PreMode
Predicting mode-of-action of missense variants by deep graph representation learning of protein sequence and structural context
This is my second and main PhD project in Dr. Yufeng Shen’s lab. It is the upgraded version of RESCVE.
Accurate prediction of the functional impact of missense variants is important for disease gene discovery, clinical genetic diagnostics, therapeutic strategies, and protein engineering. Previous efforts have focused on predicting a binary pathogenicity classification, but the functional impact of missense variants is multi-dimensional. Pathogenic missense variants in the same gene may act through different modes of action (i.e., gain/loss-of-function) by affecting different aspects of protein function.
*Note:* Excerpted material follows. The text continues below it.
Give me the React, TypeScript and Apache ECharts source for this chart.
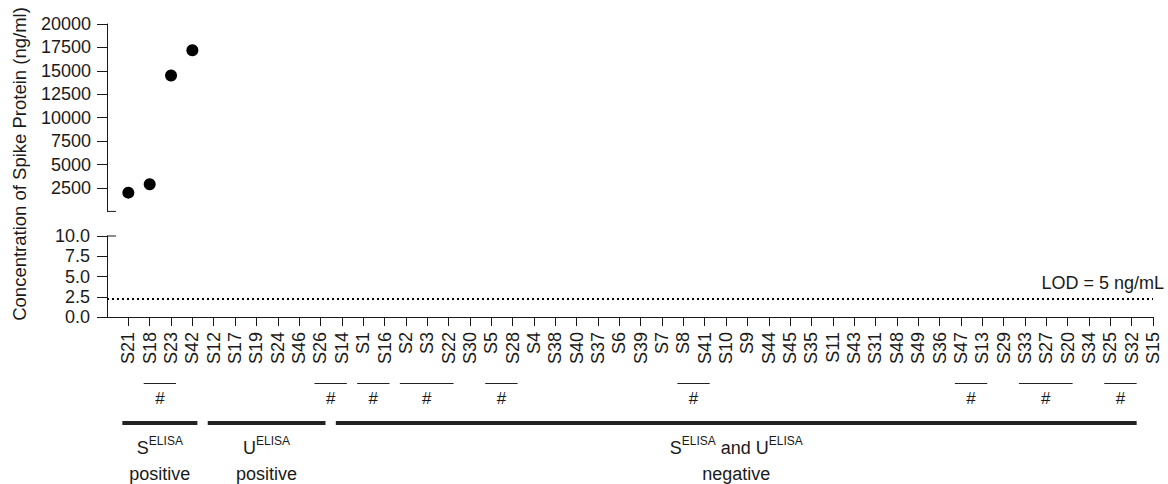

They may result in distinct clinical conditions that require different treatments. We developed a new method, PreMode, to perform gene-specific mode-of-action predictions. PreMode models effects of coding sequence variants using SE(3)-equivariant graph neural networks on protein sequences and structures. Using the largest-to-date set of missense variants with known modes of action, we showed that PreMode reached state-of-the-art performance in multiple types of mode-of-action predictions by efficient transfer-learning. Additionally, PreMode’s prediction of G/LoF variants in a kinase is validated with inactive-active conformation transition energy changes. Finally, we show that PreMode enables efficient study design of deep mutational scans and optimization in protein engineering.
For details, please check our manuscript and GitHub repository.